╭─ Material provided

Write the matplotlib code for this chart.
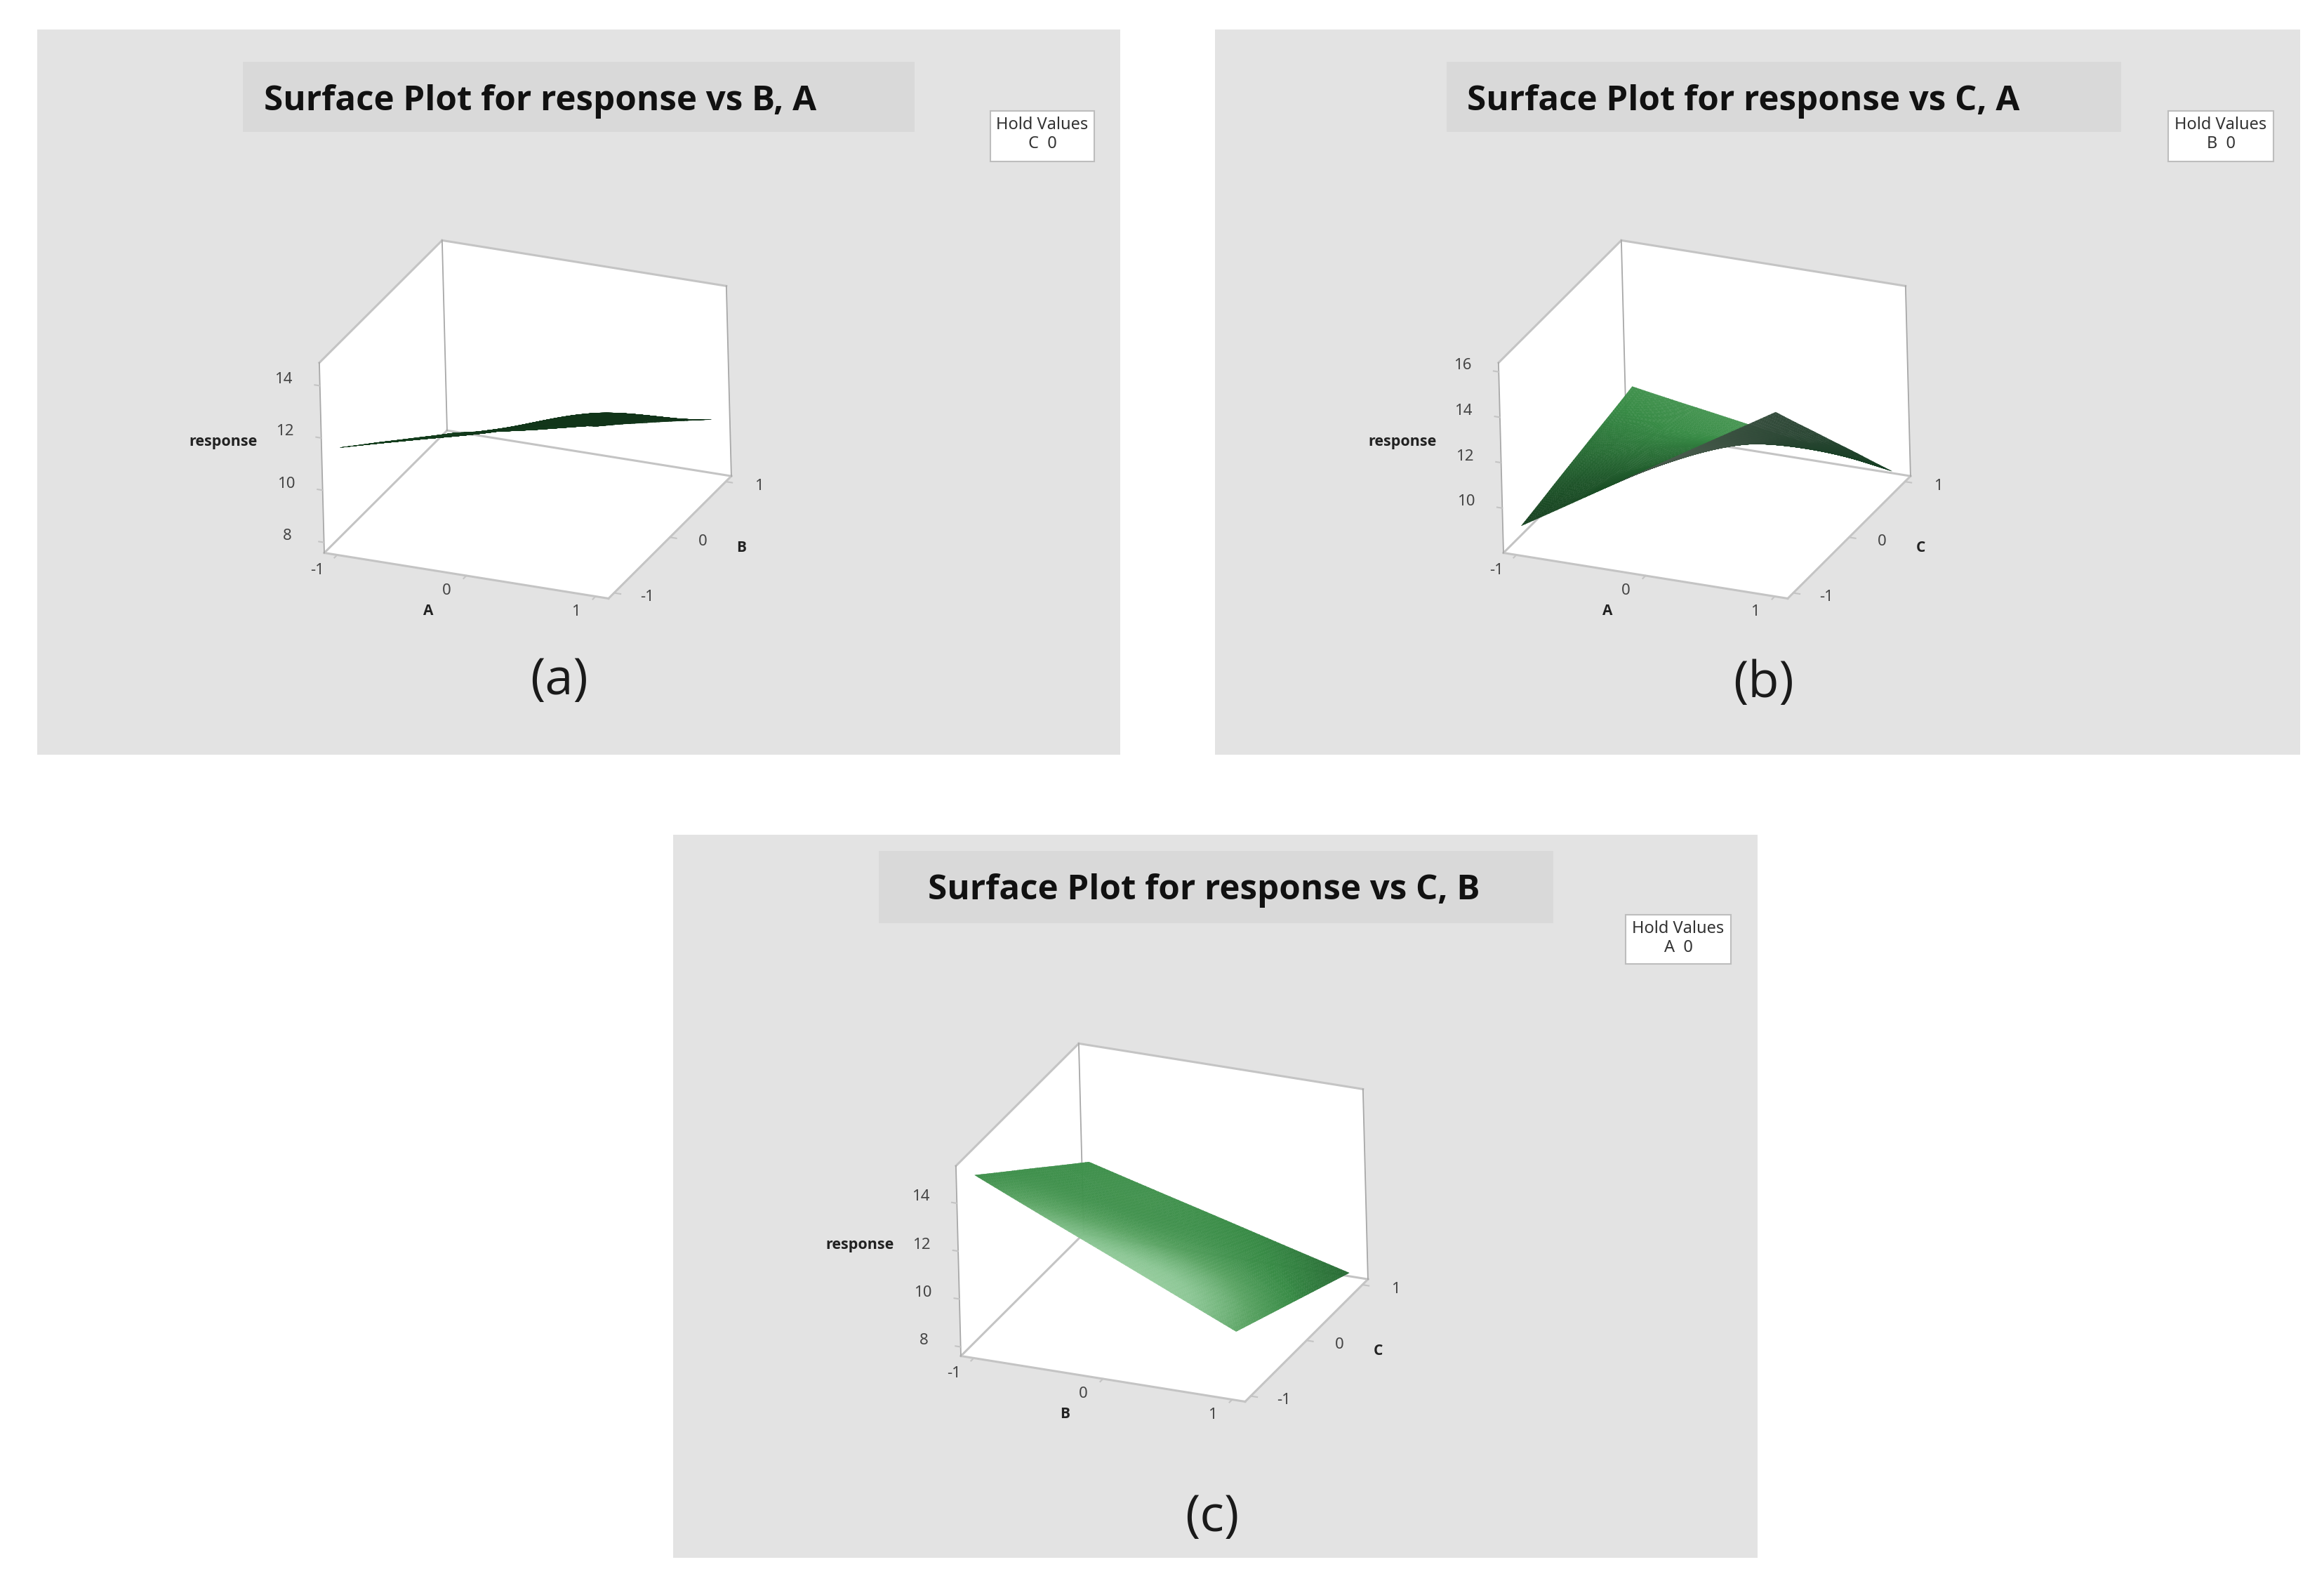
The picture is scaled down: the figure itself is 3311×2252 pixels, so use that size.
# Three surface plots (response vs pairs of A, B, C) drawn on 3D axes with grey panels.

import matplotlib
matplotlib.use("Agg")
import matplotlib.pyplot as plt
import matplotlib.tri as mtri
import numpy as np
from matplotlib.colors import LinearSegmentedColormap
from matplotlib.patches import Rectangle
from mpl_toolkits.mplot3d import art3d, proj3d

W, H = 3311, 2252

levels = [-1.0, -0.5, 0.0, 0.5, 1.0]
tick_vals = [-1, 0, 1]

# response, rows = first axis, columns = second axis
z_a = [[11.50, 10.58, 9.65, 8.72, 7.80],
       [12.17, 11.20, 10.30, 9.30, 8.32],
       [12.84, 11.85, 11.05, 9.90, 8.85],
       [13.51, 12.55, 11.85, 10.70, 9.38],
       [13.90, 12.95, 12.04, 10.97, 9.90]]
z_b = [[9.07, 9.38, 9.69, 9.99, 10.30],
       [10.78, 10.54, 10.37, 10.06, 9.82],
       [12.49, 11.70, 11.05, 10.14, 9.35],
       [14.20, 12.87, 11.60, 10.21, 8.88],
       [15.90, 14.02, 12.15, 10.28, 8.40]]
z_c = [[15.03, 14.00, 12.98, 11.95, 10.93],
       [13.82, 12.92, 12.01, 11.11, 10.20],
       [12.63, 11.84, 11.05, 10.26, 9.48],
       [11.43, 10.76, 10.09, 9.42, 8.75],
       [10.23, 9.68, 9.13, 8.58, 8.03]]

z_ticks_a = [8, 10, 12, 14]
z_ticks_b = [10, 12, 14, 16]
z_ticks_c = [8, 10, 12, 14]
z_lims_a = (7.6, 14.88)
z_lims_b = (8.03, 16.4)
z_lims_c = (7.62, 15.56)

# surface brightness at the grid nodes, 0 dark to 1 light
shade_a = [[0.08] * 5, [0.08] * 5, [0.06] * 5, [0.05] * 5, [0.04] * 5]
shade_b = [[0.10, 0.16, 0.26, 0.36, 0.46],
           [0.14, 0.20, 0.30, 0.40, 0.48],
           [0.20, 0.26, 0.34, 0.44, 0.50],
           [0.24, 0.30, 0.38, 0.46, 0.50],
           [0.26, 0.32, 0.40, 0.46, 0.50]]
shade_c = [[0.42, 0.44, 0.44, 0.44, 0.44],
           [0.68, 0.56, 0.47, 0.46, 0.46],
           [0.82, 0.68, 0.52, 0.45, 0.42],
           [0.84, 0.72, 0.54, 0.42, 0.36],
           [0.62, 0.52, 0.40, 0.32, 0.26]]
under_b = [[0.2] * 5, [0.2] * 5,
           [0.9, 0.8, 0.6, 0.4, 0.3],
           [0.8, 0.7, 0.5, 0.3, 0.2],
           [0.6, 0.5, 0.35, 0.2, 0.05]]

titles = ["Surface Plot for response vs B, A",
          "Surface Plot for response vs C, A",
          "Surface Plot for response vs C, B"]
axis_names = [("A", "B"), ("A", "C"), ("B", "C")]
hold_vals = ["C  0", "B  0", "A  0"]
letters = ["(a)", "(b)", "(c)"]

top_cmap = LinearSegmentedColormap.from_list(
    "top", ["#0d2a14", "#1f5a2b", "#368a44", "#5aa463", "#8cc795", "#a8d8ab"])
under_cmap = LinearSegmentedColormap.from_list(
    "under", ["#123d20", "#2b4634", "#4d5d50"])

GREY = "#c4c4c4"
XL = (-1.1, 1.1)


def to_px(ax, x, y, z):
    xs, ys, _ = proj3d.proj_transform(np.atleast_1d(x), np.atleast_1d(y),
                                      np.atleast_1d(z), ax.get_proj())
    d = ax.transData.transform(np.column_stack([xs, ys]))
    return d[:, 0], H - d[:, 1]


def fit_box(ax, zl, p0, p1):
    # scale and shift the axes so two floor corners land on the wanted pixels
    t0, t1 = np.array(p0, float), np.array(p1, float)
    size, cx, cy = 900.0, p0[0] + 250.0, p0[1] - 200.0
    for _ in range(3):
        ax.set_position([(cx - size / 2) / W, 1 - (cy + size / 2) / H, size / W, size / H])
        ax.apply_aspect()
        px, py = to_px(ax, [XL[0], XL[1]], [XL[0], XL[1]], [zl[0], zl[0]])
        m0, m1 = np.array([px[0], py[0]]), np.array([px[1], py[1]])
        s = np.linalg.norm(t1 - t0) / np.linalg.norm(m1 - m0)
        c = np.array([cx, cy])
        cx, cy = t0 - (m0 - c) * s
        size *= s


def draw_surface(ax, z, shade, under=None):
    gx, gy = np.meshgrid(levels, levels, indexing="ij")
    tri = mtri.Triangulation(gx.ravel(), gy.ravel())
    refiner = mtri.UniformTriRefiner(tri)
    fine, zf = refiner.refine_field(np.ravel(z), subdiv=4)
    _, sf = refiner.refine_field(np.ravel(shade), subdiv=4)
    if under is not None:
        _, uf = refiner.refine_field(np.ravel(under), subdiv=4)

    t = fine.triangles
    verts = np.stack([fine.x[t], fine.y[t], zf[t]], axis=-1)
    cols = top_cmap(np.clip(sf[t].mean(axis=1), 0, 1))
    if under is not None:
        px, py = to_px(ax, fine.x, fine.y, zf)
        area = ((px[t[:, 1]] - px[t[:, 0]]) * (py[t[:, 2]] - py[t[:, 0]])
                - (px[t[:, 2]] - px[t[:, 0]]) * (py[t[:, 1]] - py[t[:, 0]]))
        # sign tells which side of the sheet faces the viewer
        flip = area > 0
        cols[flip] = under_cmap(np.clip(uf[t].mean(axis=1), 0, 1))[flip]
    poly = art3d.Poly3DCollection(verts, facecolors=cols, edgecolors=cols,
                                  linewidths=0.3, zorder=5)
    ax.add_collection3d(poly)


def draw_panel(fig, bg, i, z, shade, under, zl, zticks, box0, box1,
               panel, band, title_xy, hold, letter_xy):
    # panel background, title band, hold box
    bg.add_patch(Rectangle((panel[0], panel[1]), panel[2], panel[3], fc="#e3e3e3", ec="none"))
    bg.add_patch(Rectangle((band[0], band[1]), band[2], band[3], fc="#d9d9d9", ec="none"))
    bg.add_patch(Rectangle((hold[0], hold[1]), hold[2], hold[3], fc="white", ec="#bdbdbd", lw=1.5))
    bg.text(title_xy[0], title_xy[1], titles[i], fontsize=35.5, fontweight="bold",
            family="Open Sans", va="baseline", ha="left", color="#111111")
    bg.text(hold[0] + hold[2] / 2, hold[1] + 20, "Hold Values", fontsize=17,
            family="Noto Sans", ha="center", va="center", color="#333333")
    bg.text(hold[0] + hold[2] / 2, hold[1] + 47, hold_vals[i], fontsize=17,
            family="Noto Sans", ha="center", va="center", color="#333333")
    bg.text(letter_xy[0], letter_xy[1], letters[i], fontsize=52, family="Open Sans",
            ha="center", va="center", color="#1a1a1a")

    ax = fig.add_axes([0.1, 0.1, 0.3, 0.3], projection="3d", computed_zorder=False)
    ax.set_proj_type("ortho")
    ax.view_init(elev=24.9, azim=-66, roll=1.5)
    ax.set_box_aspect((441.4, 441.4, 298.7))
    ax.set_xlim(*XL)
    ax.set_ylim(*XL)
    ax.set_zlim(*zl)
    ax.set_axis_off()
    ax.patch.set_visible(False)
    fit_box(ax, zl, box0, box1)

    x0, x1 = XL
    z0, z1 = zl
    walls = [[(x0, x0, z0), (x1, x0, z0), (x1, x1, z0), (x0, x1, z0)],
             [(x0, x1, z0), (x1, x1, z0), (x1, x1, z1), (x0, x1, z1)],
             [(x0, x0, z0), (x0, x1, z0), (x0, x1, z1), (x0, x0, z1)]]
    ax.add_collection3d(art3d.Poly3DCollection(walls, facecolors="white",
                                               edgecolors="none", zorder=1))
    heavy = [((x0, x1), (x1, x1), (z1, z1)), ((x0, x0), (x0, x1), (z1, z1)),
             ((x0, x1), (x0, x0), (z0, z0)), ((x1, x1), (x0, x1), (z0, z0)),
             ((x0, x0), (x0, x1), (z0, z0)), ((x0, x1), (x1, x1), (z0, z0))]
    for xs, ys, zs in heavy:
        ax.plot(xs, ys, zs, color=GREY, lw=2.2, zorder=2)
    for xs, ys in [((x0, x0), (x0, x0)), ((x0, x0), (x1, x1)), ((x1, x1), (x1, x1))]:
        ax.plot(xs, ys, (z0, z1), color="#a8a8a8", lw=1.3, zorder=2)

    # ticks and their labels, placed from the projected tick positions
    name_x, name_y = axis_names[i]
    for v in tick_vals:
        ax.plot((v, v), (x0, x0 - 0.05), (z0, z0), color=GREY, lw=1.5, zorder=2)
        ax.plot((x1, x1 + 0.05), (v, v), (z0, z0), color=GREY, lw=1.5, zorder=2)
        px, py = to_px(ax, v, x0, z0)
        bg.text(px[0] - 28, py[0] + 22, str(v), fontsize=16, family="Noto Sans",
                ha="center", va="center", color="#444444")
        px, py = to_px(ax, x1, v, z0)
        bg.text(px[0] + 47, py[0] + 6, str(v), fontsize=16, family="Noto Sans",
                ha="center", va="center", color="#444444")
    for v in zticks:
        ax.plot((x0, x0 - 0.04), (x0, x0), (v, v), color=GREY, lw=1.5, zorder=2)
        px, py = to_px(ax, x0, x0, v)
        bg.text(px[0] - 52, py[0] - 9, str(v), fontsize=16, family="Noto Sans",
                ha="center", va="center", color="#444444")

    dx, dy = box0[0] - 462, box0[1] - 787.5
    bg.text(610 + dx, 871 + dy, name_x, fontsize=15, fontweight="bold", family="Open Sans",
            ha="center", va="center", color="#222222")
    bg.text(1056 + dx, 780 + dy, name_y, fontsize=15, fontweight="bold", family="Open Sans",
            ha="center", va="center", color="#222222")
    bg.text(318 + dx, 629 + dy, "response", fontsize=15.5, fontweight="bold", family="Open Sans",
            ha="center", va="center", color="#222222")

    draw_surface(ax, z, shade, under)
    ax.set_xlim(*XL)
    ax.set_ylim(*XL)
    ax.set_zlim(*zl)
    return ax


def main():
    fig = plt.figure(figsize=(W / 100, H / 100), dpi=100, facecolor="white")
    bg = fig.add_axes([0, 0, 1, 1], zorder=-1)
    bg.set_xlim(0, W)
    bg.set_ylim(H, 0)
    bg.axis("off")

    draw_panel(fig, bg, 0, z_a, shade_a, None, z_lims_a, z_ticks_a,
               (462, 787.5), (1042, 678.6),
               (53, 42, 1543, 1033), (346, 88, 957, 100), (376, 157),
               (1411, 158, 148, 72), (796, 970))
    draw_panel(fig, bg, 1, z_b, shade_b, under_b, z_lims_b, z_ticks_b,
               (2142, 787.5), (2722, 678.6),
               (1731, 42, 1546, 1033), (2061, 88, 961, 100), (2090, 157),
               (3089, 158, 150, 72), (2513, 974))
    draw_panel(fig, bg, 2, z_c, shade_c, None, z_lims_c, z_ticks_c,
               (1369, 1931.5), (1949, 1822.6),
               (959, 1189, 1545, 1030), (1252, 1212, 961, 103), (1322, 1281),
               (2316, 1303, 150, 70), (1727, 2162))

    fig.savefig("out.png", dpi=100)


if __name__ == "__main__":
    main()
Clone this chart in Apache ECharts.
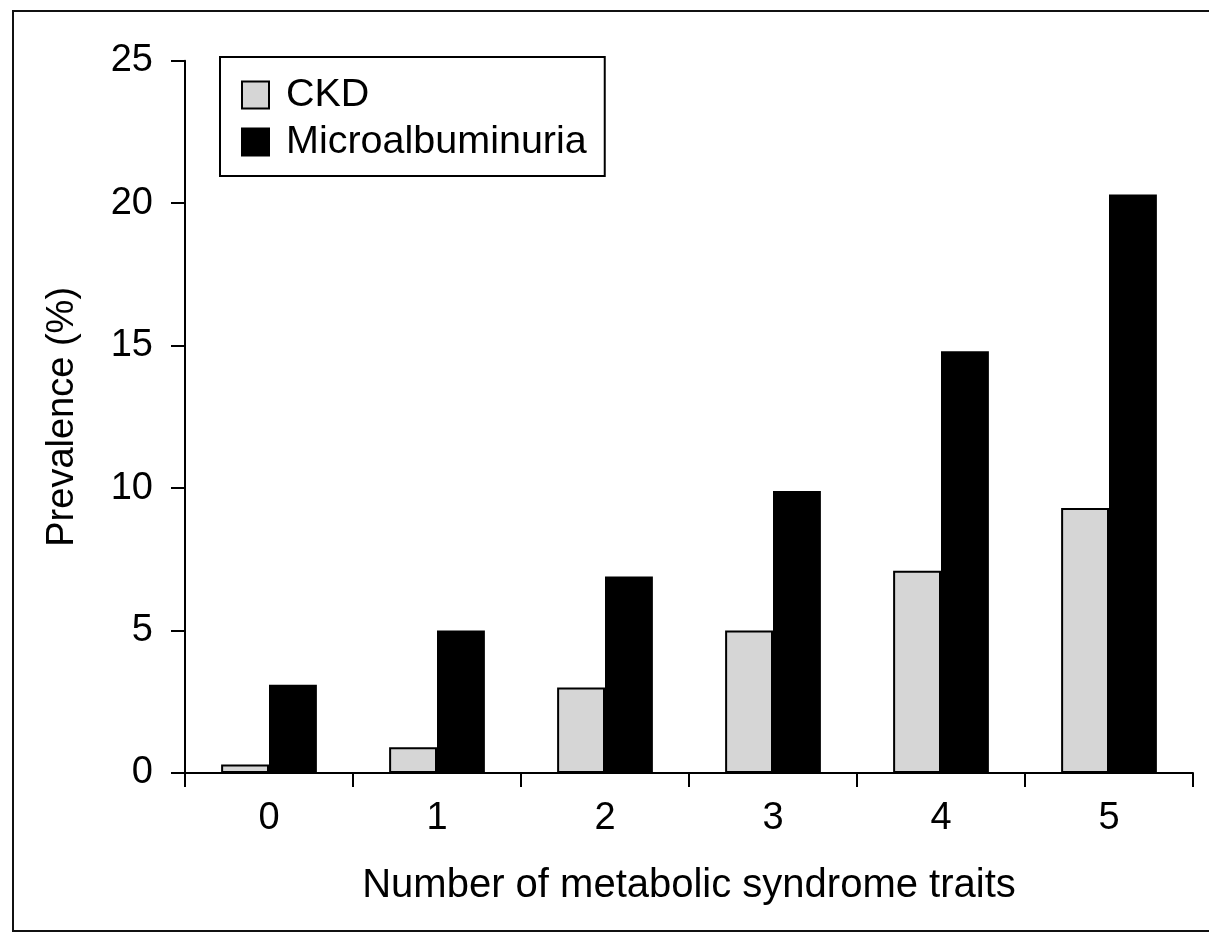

╰─

* **Directions for this task**
The lines from the start of the entries above through the one containing "tick_vals = [-1, 0, 1]" are to be retyped exactly, and no others. Pictures are left out.

* **Final answer**
Write the matplotlib code for this chart.
The picture is scaled down: the figure itself is 3311×2252 pixels, so use that size.
# Three surface plots (response vs pairs of A, B, C) drawn on 3D axes with grey panels.

import matplotlib
matplotlib.use("Agg")
import matplotlib.pyplot as plt
import matplotlib.tri as mtri
import numpy as np
from matplotlib.colors import LinearSegmentedColormap
from matplotlib.patches import Rectangle
from mpl_toolkits.mplot3d import art3d, proj3d

W, H = 3311, 2252

levels = [-1.0, -0.5, 0.0, 0.5, 1.0]
tick_vals = [-1, 0, 1]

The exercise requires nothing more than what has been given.